It is not just inertia and coercion that work in favour of English. It is also, these days, popular demand. English is the language of technology. In Africa and South Asia, most higher education is in English, so those who aspire to a college education must master the language. “In higher studies, like medicine and engineering, English is a must,” says Atul Kumar Srivastava, president of the Association of Private Schools of Uttar Pradesh, and headmaster of St Basil’s School, Lucknow.
English-medium education is no longer the preserve of the elite. Sameena Asif, whose husband is a street hawker, sends her three children to private school in Lahore, Pakistan. “They won’t get a degree or a job if they can’t speak English. I have a BA in Urdu, but it’s useless. I’m embarrassed that I was educated in Urdu.”
Many state governments in India, like that in Uttar Pradesh, are establishing or expanding English-medium education. All primary schools are English-medium in Jammu & Kashmir; Andhra Pradesh announced last year that its elementary schools would convert to English; others are experimenting on a smaller scale. In Pakistan, the Punjab provincial government announced in 2009 that it would go English-medium, and Khyber Pakhtunkhwa announced the same in 2013.

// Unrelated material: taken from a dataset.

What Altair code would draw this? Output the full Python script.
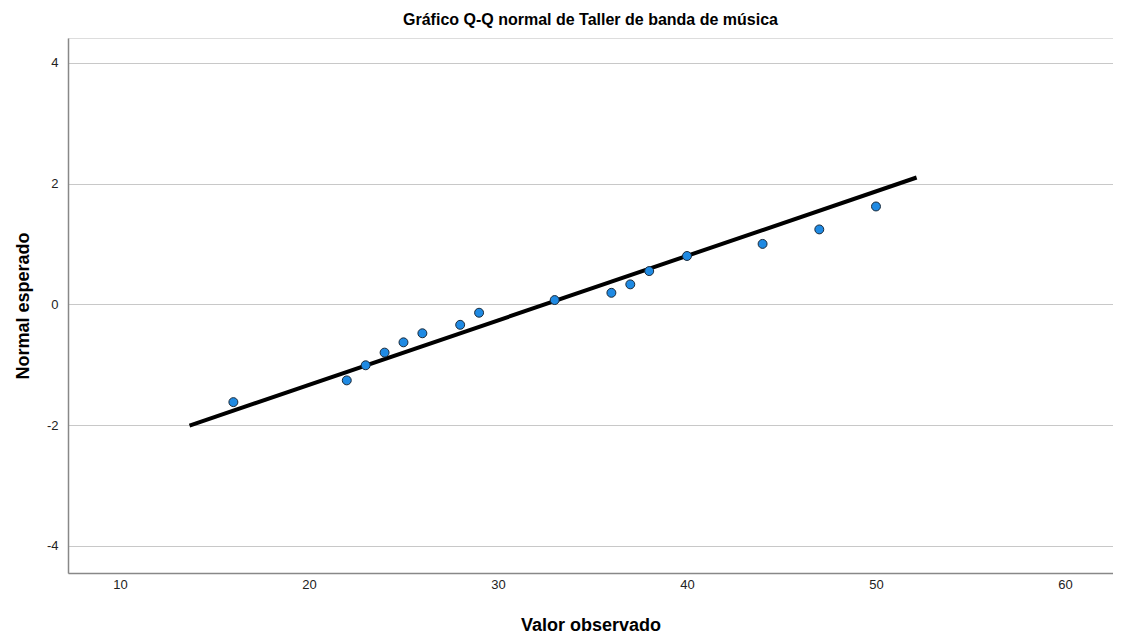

The medium clouds the message
Yet there are problems associated with much English-medium schooling. Visitors soon discover that, except in elite establishments, interviews in most “English-medium” schools have to be conducted through an interpreter, in the local language, because neither teachers nor pupils speak much English. At the Lucknow primary school, the head teacher and two out of four teachers speak reasonably good English, but the other two little. Since most of the pupils’ parents are illiterate, they are unlikely to be aware of that.
Such difficulties are reflected in the findings of much research into the educational outcomes of English-medium schooling. The most-often cited study into private versus government-school outcomes in India, carried out in Andhra Pradesh in 2013, found that on average pupils in private schools performed a bit better than those in government schools. But pupils in Telugu-speaking private schools did considerably better in maths than those in English-medium schools.
History provides some intriguing examples of the effect of being educated in the mother tongue or some other language. A policy change in South Africa introduced in 1955 by the apartheid government used the medium of education to sharpen the divide between whites and blacks, increasing the years of schooling that children got in their mother tongue. Two extra years of mother-tongue schooling, instead of schooling in Afrikaans or English, raised both literacy and wages, according to a recent study of historical data.